[Exercise directions] Wherever the word "this" shows up in a line, please copy that line.

[Raw data]
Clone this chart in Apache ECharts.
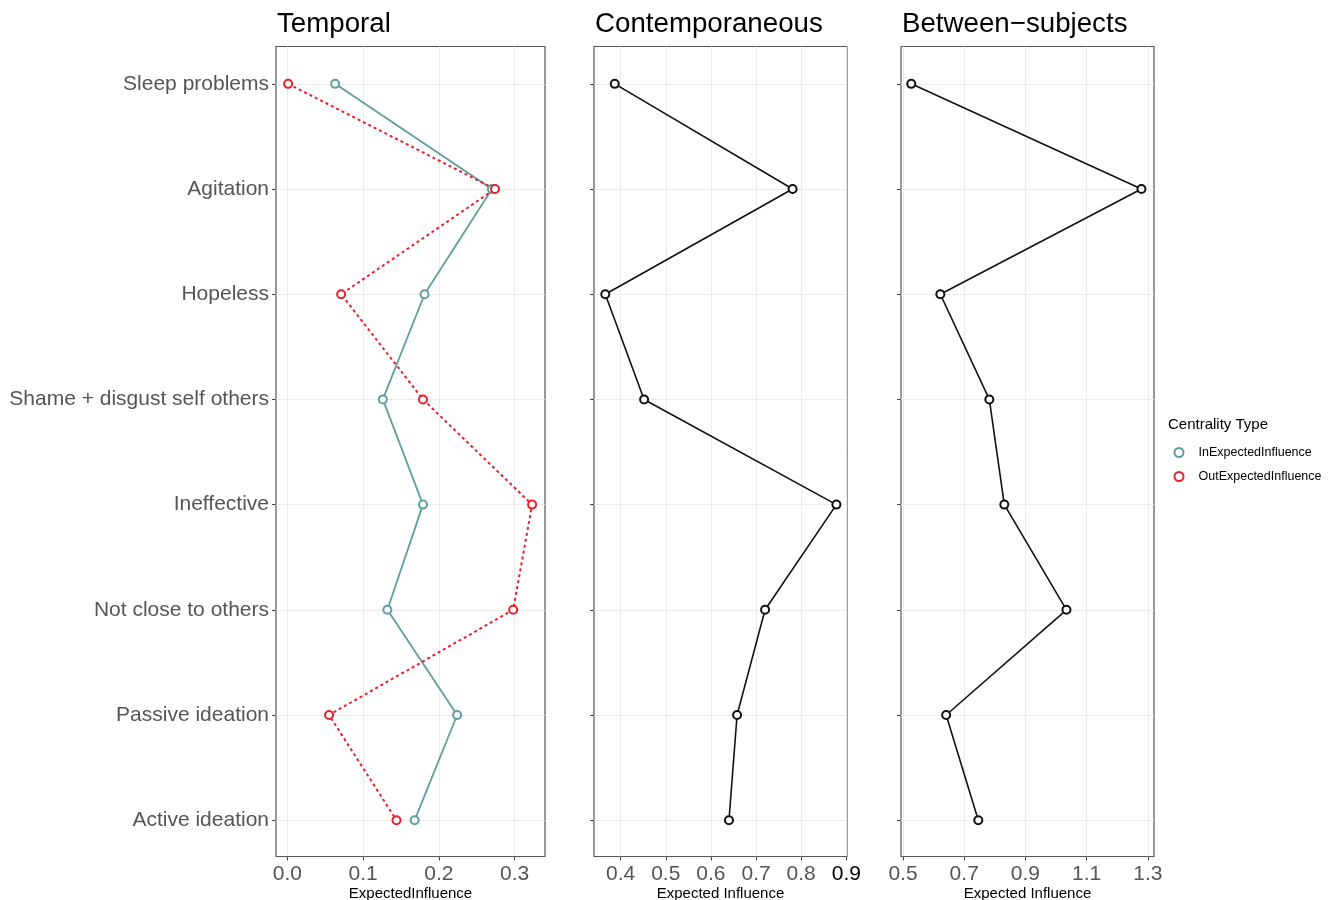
<!DOCTYPE html>
<html>
<head>
<meta charset="utf-8">
<script src="https://cdn.jsdelivr.net/npm/echarts@6/dist/echarts.min.js"></script>
<style>html,body{margin:0;padding:0;background:#fff}#c{width:1335px;height:900px}</style>
</head>
<body>
<div id="c"></div>
<script>
const categories = ['Sleep problems','Agitation','Hopeless','Shame + disgust self others','Ineffective','Not close to others','Passive ideation','Active ideation'];
const temporalIn  = [0.063, 0.270, 0.181, 0.126, 0.179, 0.132, 0.224, 0.168];
const temporalOut = [0.001, 0.274, 0.071, 0.179, 0.323, 0.298, 0.055, 0.144];
const contemporaneous = [0.387, 0.781, 0.366, 0.452, 0.878, 0.720, 0.658, 0.640];
const between = [0.527, 1.279, 0.622, 0.782, 0.831, 1.034, 0.641, 0.746];
const ticks1 = [0.0, 0.1, 0.2, 0.3];
const ticks2 = [0.4, 0.5, 0.6, 0.7, 0.8, 0.9];
const ticks3 = [0.5, 0.7, 0.9, 1.1, 1.3];
const titles = ['Temporal', 'Contemporaneous', 'Between\u2212subjects'];
const xNames = ['ExpectedInfluence', 'Expected Influence', 'Expected Influence'];
const legendTitle = 'Centrality Type';
const seriesNames = ['InExpectedInfluence', 'OutExpectedInfluence'];

const FONT = '"Liberation Sans", Arial, Helvetica, sans-serif';
const TEAL = '#5F9EA0', RED = '#E8202A';
const catIdx = categories.map((_, i) => i);
const toPts = arr => arr.map((v, i) => [v, i]);

const grids = [
  {left: 276, top: 46.5, width: 269, height: 810},
  {left: 594, top: 46.5, width: 253, height: 810},
  {left: 901, top: 46.5, width: 253, height: 810}
];
const xr = [[-0.015, 0.340, ticks1], [0.341, 0.9015, ticks2], [0.4935, 1.320, ticks3]];

const chart = echarts.init(document.getElementById('c'), null, {renderer: 'canvas'});
const option = {
  backgroundColor: '#fff',
  animation: false,
  textStyle: {fontFamily: FONT},
  title: titles.map((t, i) => ({
    text: t, left: grids[i].left + 1, top: 10, padding: 0,
    textStyle: {fontFamily: FONT, fontSize: 27.7, fontWeight: 'normal', color: '#000'}
  })).concat([{
    text: legendTitle, left: 1168, top: 417, padding: 0,
    textStyle: {fontFamily: FONT, fontSize: 15, fontWeight: 'normal', color: '#000'}
  }]),
  legend: {
    left: 1168.5, top: 441, orient: 'vertical', itemGap: 11,
    itemWidth: 9, itemHeight: 9,
    textStyle: {fontFamily: FONT, fontSize: 12.5, color: '#000', padding: [0, 0, 0, 10]},
    data: [
      {name: seriesNames[0], icon: 'circle', itemStyle: {color: '#fff', borderColor: TEAL, borderWidth: 2}},
      {name: seriesNames[1], icon: 'circle', itemStyle: {color: '#fff', borderColor: RED, borderWidth: 2}}
    ],
    selectedMode: false
  },
  grid: grids.map(g => Object.assign({show: true, borderColor: '#555', borderWidth: 1.2, backgroundColor: '#fff', containLabel: false, outerBoundsMode: 'none'}, g)),
  xAxis: xr.map((r, i) => ({
    type: 'value', gridIndex: i, min: r[0], max: r[1], position: 'bottom',
    name: xNames[i], nameLocation: 'middle', nameGap: 30, nameMoveOverlap: false,
    nameTextStyle: {fontFamily: FONT, fontSize: 15, color: '#000'},
    axisLine: {show: false, onZero: false},
    axisTick: {show: true, length: 4, customValues: r[2], lineStyle: {color: '#444'}},
    axisLabel: {
      customValues: r[2], margin: 7, fontFamily: FONT, fontSize: 21,
      formatter: v => Number(v).toFixed(1),
      color: (v) => (i === 1 && Math.abs(v - 0.9) < 1e-6) ? '#000' : '#555'
    },
    splitLine: {show: true, lineStyle: {color: '#ebebeb', width: 1}},
    minorSplitLine: {show: false}
  })),
  yAxis: [0, 1, 2].map(i => ({
    type: 'value', gridIndex: i, inverse: true, min: -0.355, max: 7.345, position: 'left',
    axisLine: {show: false, onZero: false},
    axisTick: {show: true, length: 4, customValues: catIdx, lineStyle: {color: '#444'}},
    axisLabel: {
      show: i === 0, customValues: catIdx, margin: 7, fontFamily: FONT, fontSize: 21, color: '#555',
      formatter: v => categories[Math.round(v)] || ''
    },
    splitLine: {show: true, lineStyle: {color: '#ebebeb', width: 1}}
  })),
  series: [
    {name: seriesNames[0], type: 'line', xAxisIndex: 0, yAxisIndex: 0, data: toPts(temporalIn),
     symbol: 'emptyCircle', symbolSize: 8, lineStyle: {color: TEAL, width: 1.8},
     itemStyle: {color: TEAL, borderColor: TEAL, borderWidth: 2}},
    {name: seriesNames[1], type: 'line', xAxisIndex: 0, yAxisIndex: 0, data: toPts(temporalOut),
     symbol: 'emptyCircle', symbolSize: 8, lineStyle: {color: RED, width: 2, type: [3, 3]},
     itemStyle: {color: RED, borderColor: RED, borderWidth: 2}},
    {name: 'Contemporaneous', type: 'line', xAxisIndex: 1, yAxisIndex: 1, data: toPts(contemporaneous),
     symbol: 'emptyCircle', symbolSize: 8, lineStyle: {color: '#111', width: 1.6},
     itemStyle: {color: '#111', borderColor: '#111', borderWidth: 2}},
    {name: 'Between-subjects', type: 'line', xAxisIndex: 2, yAxisIndex: 2, data: toPts(between),
     symbol: 'emptyCircle', symbolSize: 8, lineStyle: {color: '#111', width: 1.6},
     itemStyle: {color: '#111', borderColor: '#111', borderWidth: 2}}
  ]
};
chart.setOption(option);
</script>
</body>
</html>
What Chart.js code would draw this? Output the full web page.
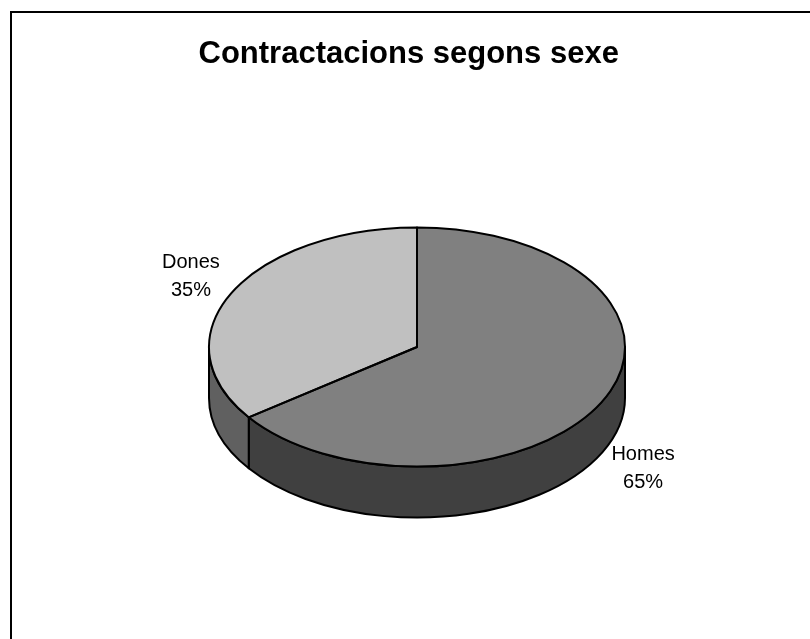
<!DOCTYPE html>
<html>
<head>
<meta charset="utf-8">
<title>Contractacions segons sexe</title>
<script src="https://cdn.jsdelivr.net/npm/chart.js@4/dist/chart.umd.min.js"></script>
<style>
  body { margin: 0; background: #fff; }
  canvas { display: block; }
</style>
</head>
<body>
<canvas id="pieChart" width="810" height="639"></canvas>
<script>
const labels = ["Homes", "Dones"];
const values = [65, 35];
const topColors = ["#808080", "#c0c0c0"];
const sideColors = ["#404040", "#606060"];

const TILT = 0.575;  // vertical squash of the disc
const DEPTH = 51;    // thickness of the disc, px

function squash(ctx, arc) {
  ctx.translate(arc.x, arc.y);
  ctx.scale(1, TILT);
  ctx.translate(-arc.x, -arc.y);
}

const pie3d = {
  id: "pie3d",
  beforeDraw(chart) {
    const ctx = chart.ctx;
    ctx.save();
    ctx.fillStyle = "#fff";
    ctx.fillRect(0, 0, chart.width, chart.height);
    ctx.lineWidth = 2;
    ctx.strokeStyle = "#000";
    ctx.strokeRect(11, 12, chart.width + 20, chart.height + 20);
    ctx.restore();
  },
  beforeDatasetsDraw(chart) {
    const ctx = chart.ctx;
    const arcs = chart.getDatasetMeta(0).data;
    // side walls, only the front half of the disc shows
    arcs.forEach((arc, i) => {
      [0, 2 * Math.PI].forEach(k => {
        const a0 = Math.max(arc.startAngle, k);
        const a1 = Math.min(arc.endAngle, k + Math.PI);
        if (a1 <= a0) return;
        const r = arc.outerRadius, d = DEPTH / TILT;
        ctx.save();
        squash(ctx, arc);
        ctx.beginPath();
        ctx.arc(arc.x, arc.y, r, a0, a1);
        ctx.arc(arc.x, arc.y + d, r, a1, a0, true);
        ctx.closePath();
        ctx.restore();
        ctx.fillStyle = sideColors[i];
        ctx.fill();
        ctx.lineWidth = 2;
        ctx.lineJoin = "round";
        ctx.strokeStyle = "#000";
        ctx.stroke();
      });
    });
    // top faces get drawn squashed
    ctx.save();
    squash(ctx, arcs[0]);
  },
  afterDatasetsDraw(chart) {
    const ctx = chart.ctx;
    ctx.restore();
    const arcs = chart.getDatasetMeta(0).data;
    arcs.forEach(arc => {
      ctx.save();
      squash(ctx, arc);
      ctx.beginPath();
      ctx.moveTo(arc.x, arc.y);
      ctx.arc(arc.x, arc.y, arc.outerRadius, arc.startAngle, arc.endAngle);
      ctx.closePath();
      ctx.restore();
      ctx.lineWidth = 2;
      ctx.lineJoin = "round";
      ctx.strokeStyle = "#000";
      ctx.stroke();
    });
    // labels
    const total = values.reduce((a, b) => a + b, 0);
    ctx.save();
    ctx.font = "20px Arial, 'Liberation Sans', sans-serif";
    ctx.fillStyle = "#000";
    ctx.textAlign = "center";
    ctx.textBaseline = "middle";
    arcs.forEach((arc, i) => {
      const mid = (arc.startAngle + arc.endAngle) / 2;
      const c = Math.cos(mid), s = Math.sin(mid);
      const x = arc.x + arc.outerRadius * c * 1.22;
      const y = arc.y + arc.outerRadius * TILT * s * 1.3 + (s > 0 ? DEPTH : 0);
      ctx.fillText(labels[i], x, y - 14.2);
      ctx.fillText(Math.round(values[i] / total * 100) + "%", x, y + 14.2);
    });
    ctx.restore();
  }
};

Chart.defaults.font.family = "Arial, 'Liberation Sans', sans-serif";

new Chart(document.getElementById("pieChart"), {
  type: "pie",
  data: {
    labels: labels,
    datasets: [{
      data: values,
      backgroundColor: topColors,
      borderWidth: 0,
      clip: false
    }]
  },
  options: {
    responsive: false,
    animation: false,
    events: [],
    layout: { padding: { left: 198.5, right: 174.5, top: 0, bottom: 84 } },
    plugins: {
      legend: { display: false },
      tooltip: { enabled: false },
      title: {
        display: true,
        text: "Contractacions segons sexe",
        align: "start",
        color: "#000",
        font: { size: 31, weight: "bold" },
        padding: { top: 35.5, bottom: 66.3 }
      }
    }
  },
  plugins: [pie3d]
});
</script>
</body>
</html>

[The completed task]
Clone this chart in Apache ECharts.
What Chart.js code would draw this? Output the full web page.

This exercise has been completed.